By Chaplain David Brinker
Rev. Dr. Frederick Schmidt is the Rueben P. Job Associate Professor of Spiritual Formation at Garrett-Evangelical Theological Seminary. He has shared insightful principles on the difference between aging and growing older in an online spiritual journal called “Patheos.” He writes:
Sometime ago, a friend who had just celebrated his 84th birthday observed, “You know, when I was young, I thought I knew what being in my eighties would be all about. But now that I am well into the experience, I realize that I don’t know at all. Oh, sure, I have aches and pains that I didn’t experience in the past and I move more slowly. But inside, life feels much as it did in my thirties and forties.”
Thanks to his friend’s observation, Rev. Schmidt found himself musing about what it means to age vs. what it means to merely grow older. Here are some conclusions that might be helpful to you…
One: Everyone gets older, not everyone is able to age well.
Popular singer, Rod Stewart is known for his song “Forever Young.” Botox and hair dye alone will not keep us in eternal youth. But we can have a young frame of mind that engages life with energy and hope! This is possible. We can have a realistic faith, which admits many things will change, but that God can be trusted to stand alongside of us as we find ourselves facing new horizons. This kind of faith sees life as a much larger, endless journey into a God who loves us better than we love ourselves. “Forever young” is not the same thing as “forever adolescent.”
Two: Aging can offer new gifts and graces.
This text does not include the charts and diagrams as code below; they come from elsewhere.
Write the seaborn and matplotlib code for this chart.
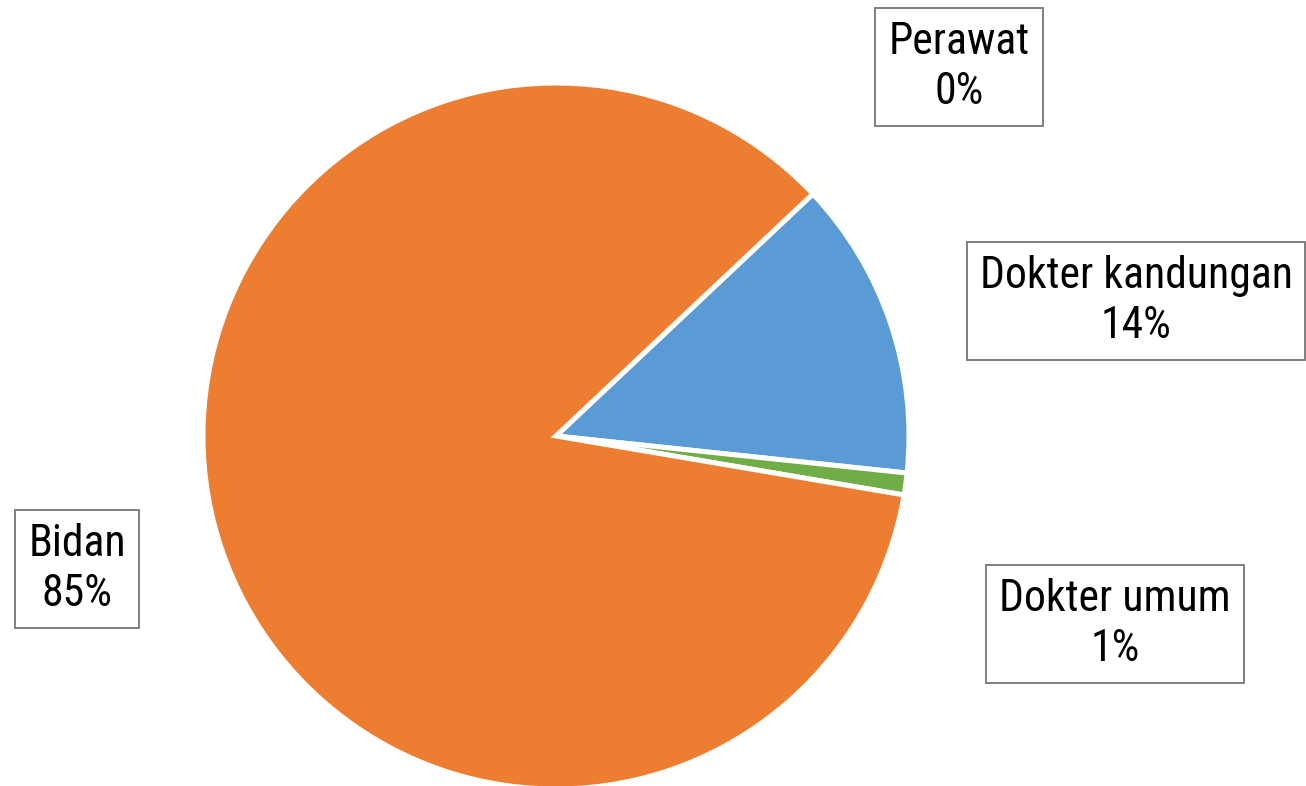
import matplotlib
matplotlib.use("Agg")
import matplotlib.pyplot as plt
from matplotlib import font_manager
import seaborn as sns

# profession of the birth attendant
categories = ['Perawat', 'Dokter kandungan', 'Dokter umum', 'Bidan']
shares = [0.0, 13.7, 1.0, 85.3]
colors = ['#A5A5A5', '#5B9BD5', '#70AD47', '#ED7D31']
label_pos = [(959, 67), (1136, 301), (1115, 624), (77, 569)]  # pixel centres


def pick_font():
    fl = font_manager.fontManager.ttflist
    for want in ['Liberation Sans Narrow', 'Arial Narrow', 'Roboto Condensed']:
        if any(f.name == want for f in fl):
            return want, 'normal'
    for fam in ['Roboto', 'DejaVu Sans', 'Noto Sans', 'Open Sans']:
        if any(f.name == fam and f.stretch in ('condensed', 'semi-condensed') and f.style == 'normal'
               for f in fl):
            return fam, 'condensed'
    return 'Liberation Sans', 'normal'


sns.set_theme(style='white')
family, stretch = pick_font()
plt.rcParams['font.family'] = [family, 'DejaVu Sans']

W, H = 1306, 786
fig = plt.figure(figsize=(W / 100, H / 100), dpi=100)
ax = fig.add_axes([0, 0, 1, 1])

ax.pie(shares, colors=colors, startangle=43.3, counterclock=False,
       center=(556, H - 436), radius=353, frame=True,
       wedgeprops=dict(edgecolor='white', linewidth=3.6))
ax.set_xlim(0, W)
ax.set_ylim(0, H)
ax.set_aspect('equal')
ax.axis('off')

# size the labels so the widest line is about 313 px, lines ~50 px apart, boxes ~118 px tall
fig.canvas.draw()
rend = fig.canvas.get_renderer()
probe = ax.text(0, 0, 'Dokter kandungan', fontsize=30, fontstretch=stretch)
fsize = 30 * 313 / probe.get_window_extent(rend).width
probe.remove()
prop = font_manager.FontProperties(family=[family, 'DejaVu Sans'], stretch=stretch, size=fsize)
_, lp_h, lp_d = rend.get_text_width_height_descent('lp', prop, ismath=False)
gap = 50
lsp = (gap - lp_d) / (lp_h - lp_d)
pad_px = max((118 - lp_h - gap) / 2, 4)
pad = pad_px / (fsize * 100 / 72)

for name, val, (px, py) in zip(categories, shares, label_pos):
    ax.text(px, H - py, f"{name}\n{round(val)}%", ha='center', va='center',
            multialignment='center', fontsize=fsize, fontstretch=stretch,
            color='black', linespacing=lsp,
            bbox=dict(boxstyle=f'square,pad={pad:.3f}', facecolor='white',
                      edgecolor='#7F7F7F', linewidth=1.4))

fig.savefig('out.png', dpi=100, facecolor='white')
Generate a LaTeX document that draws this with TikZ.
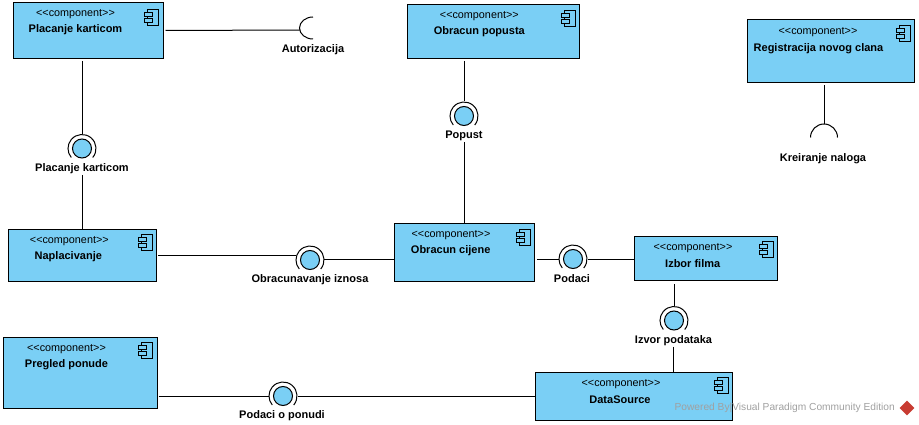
\documentclass[tikz,border=0pt]{standalone}
\usepackage{fontspec}
\usetikzlibrary{calc,shapes.geometric}
\setmainfont{Liberation Sans}
\definecolor{compblue}{RGB}{122,207,245}
\definecolor{markgray}{RGB}{160,160,160}
\definecolor{markred}{RGB}{200,60,50}
\tikzset{
  compbox/.style={draw=black, fill=compblue, line width=1pt, rectangle, inner sep=0pt},
  stereo/.style={font=\fontsize{10.8}{12}\selectfont, inner sep=0pt, yshift=-1pt},
  compname/.style={font=\fontsize{11}{12}\selectfont\bfseries, inner sep=0pt, yshift=-1.5pt},
  ifacename/.style={font=\fontsize{11}{12}\selectfont\bfseries, fill=white, inner sep=1pt, yshift=-1.5pt},
  ball/.style={draw=black, fill=compblue, line width=1pt, circle, minimum size=19pt, inner sep=0pt},
  conn/.style={line width=1pt}
}
% ikona komponente
\newcommand{\compicon}[1]{
  \draw[line width=0.8pt] ($(#1)+(-2,-8)$) rectangle ($(#1)+(9,8)$);
  \draw[line width=0.8pt, fill=compblue] ($(#1)+(-5,-5)$) rectangle ($(#1)+(3,-1)$);
  \draw[line width=0.8pt, fill=compblue] ($(#1)+(-5,1)$) rectangle ($(#1)+(3,5)$);
}
% prsten oko kruga
\newcommand{\ring}[1]{
  \fill[white] (#1) circle (14);
  \draw[line width=1pt] (#1) ++(40:14) arc (40:-220:14);
}
\begin{document}
\begin{tikzpicture}[x=1pt,y=-1pt]
  \useasboundingbox (0,0) rectangle (919,425);

  % Komponente
  \node[compbox, minimum width=150, minimum height=56] (placanje) at (88,30.5) {};
  \node[compbox, minimum width=172, minimum height=54] (popust) at (493,31.3) {};
  \node[compbox, minimum width=167, minimum height=63] (registracija) at (830.5,51.5) {};
  \node[compbox, minimum width=148.4, minimum height=52] (naplacivanje) at (82.5,255) {};
  \node[compbox, minimum width=140, minimum height=58] (cijena) at (464.3,252) {};
  \node[compbox, minimum width=143.4, minimum height=44.3] (izbor) at (706,258.8) {};
  \node[compbox, minimum width=154, minimum height=71] (pregled) at (80,372.5) {};
  \node[compbox, minimum width=197, minimum height=48] (datasource) at (633.5,396) {};

  % Stereotipi
  \node[stereo] (s1) at (75.5,13) {<{}<component>{}>};
  \node[stereo] (s2) at (479.3,15) {<{}<component>{}>};
  \node[stereo] (s3) at (818,31) {<{}<component>{}>};
  \node[stereo] (s4) at (69.3,240) {<{}<component>{}>};
  \node[stereo] (s5) at (451,234) {<{}<component>{}>};
  \node[stereo] (s6) at (693,247) {<{}<component>{}>};
  \node[stereo] (s7) at (66.5,348) {<{}<component>{}>};
  \node[stereo] (s8) at (621,383) {<{}<component>{}>};

  % Nazivi
  \node[compname] (n1) at (75.5,28) {Placanje karticom};
  \node[compname] (n2) at (479.3,30) {Obracun popusta};
  \node[compname] (n3) at (818.5,47) {Registracija novog clana};
  \node[compname] (n4) at (68.3,255) {Naplacivanje};
  \node[compname] (n5) at (450.7,249) {Obracun cijene};
  \node[compname] (n6) at (692.7,262) {Izbor filma};
  \node[compname] (n7) at (66.5,363) {Pregled ponude};
  \node[compname] (n8) at (620,398) {DataSource};

  % Ikone
  \compicon{149,17}
  \compicon{566,18}
  \compicon{901,33.5}
  \compicon{143,242.5}
  \compicon{521,237.5}
  \compicon{764,249.5}
  \compicon{143,350.5}
  \compicon{719,385}

  % Kruzici
  \ring{82,148.5}
  \ring{464,116}
  \ring{310,260}
  \ring{573,259}
  \ring{674,320.5}
  \ring{283,396}
  \node[ball] (b1) at (82,148.5) {};
  \node[ball] (b2) at (464,116) {};
  \node[ball] (b3) at (310,260) {};
  \node[ball] (b4) at (573,259) {};
  \node[ball] (b5) at (674,320.5) {};
  \node[ball] (b6) at (283,396) {};

  % Natpisi
  \node[ifacename] (i1) at (82,167) {Placanje karticom};
  \node[ifacename] (i2) at (464,134.5) {Popust};
  \node[ifacename] (i3) at (310,278) {Obracunavanje iznosa};
  \node[ifacename] (i4) at (572,277) {Podaci};
  \node[ifacename] (i5) at (673.5,339) {Izvor podataka};
  \node[ifacename] (i6) at (282,414) {Podaci o ponudi};
  \node[ifacename] (i7) at (313,48) {Autorizacija};
  \node[ifacename] (i8) at (823,157) {Kreiranje naloga};

  % Prazni krajevi
  \coordinate (c1) at (300,30);
  \coordinate (c2) at (824,124);

  % Veze
  \draw[conn] ($(placanje.east)+(2,0)$) -- (c1);
  \draw[conn] ($(b1 |- placanje.south)+(0,2)$) -- ($(b1.north)+(0,-4.5)$);
  \draw[conn] (i1.south) -- (b1 |- naplacivanje.north);
  \draw[conn] ($(b2 |- popust.south)+(0,2)$) -- ($(b2.north)+(0,-4.5)$);
  \draw[conn] (i2.south) -- (b2 |- cijena.north);
  \draw[conn] ($(naplacivanje.east)+(1,0)$) -- ($(b3.west |- naplacivanje.east)+(-4,0)$);
  \draw[conn] ($(b3.east)+(4,-1)$) -- ($(cijena.west |- b3)+(0,-1)$);
  \draw[conn] ($(cijena.east |- b4)+(2,0)$) -- ($(b4.west)+(-4.5,0)$);
  \draw[conn] ($(b4.east)+(4.5,0)$) -- (izbor.west |- b4);
  \draw[conn] ($(b5 |- izbor.south)+(0,3)$) -- ($(b5.north)+(0,-4.5)$);
  \draw[conn] (i5.south) -- (i5.south |- datasource.north);
  \draw[conn] ($(pregled.east |- b6)+(1,0)$) -- ($(b6.west)+(-4.5,0)$);
  \draw[conn] ($(b6.east)+(4.5,0)$) -- (datasource.west |- b6);
  \draw[conn] ($(c2 |- registracija.south)+(0,2)$) -- (c2);

  % Polukrugovi
  \draw[conn] (313,17) arc (-90:-270:13.5 and 11);
  \draw[conn] (810.5,137.5) arc (180:360:13.5 and 13.5);

  % Oznaka
  \node[font=\fontsize{10.2}{12}\selectfont, text=markgray, inner sep=0pt, anchor=east] (mark) at (895,408) {Powered By\textbar Visual Paradigm Community Edition};
  \node[diamond, fill=markred, minimum size=15, inner sep=0pt] (logo) at (907,408) {};
\end{tikzpicture}
\end{document}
The benefit of the second half of life is that it yields wisdom. Getting older can rob us of strength and endurance, but aging enhances our grasp of life’s subtleties. It can plane off the rough edges of our behavior. It can make us more forgiving, less anxious. We can even find a greater measure of humility and inner strength. Learning these lessons however, requires a steady perspective of attention to what life can teach you..
Three: Aging reminds us to look beyond the boundaries of our lives.
We have been taught in so many ways to look out for ourselves. This is seen as the responsible, adult thing to do. But only looking after our own concerns can mask selfish behavior, dressing it up as a responsible endeavor. Aging forces us to face the futility of an anxious, self-serving lifestyle. It also alerts us to the value of giving ourselves to the efforts, causes and people who will outlive us.
Four: Aging can teach us what matters.
One common problem of getting older is that we major on the minor and minor on the major. The passing of time makes it easy to see what really matters. Aging allows that perspective to change your behavior and let life’s small stuff take a back seat where possible.
Five: Don’t let yourself be “profiled” by your age.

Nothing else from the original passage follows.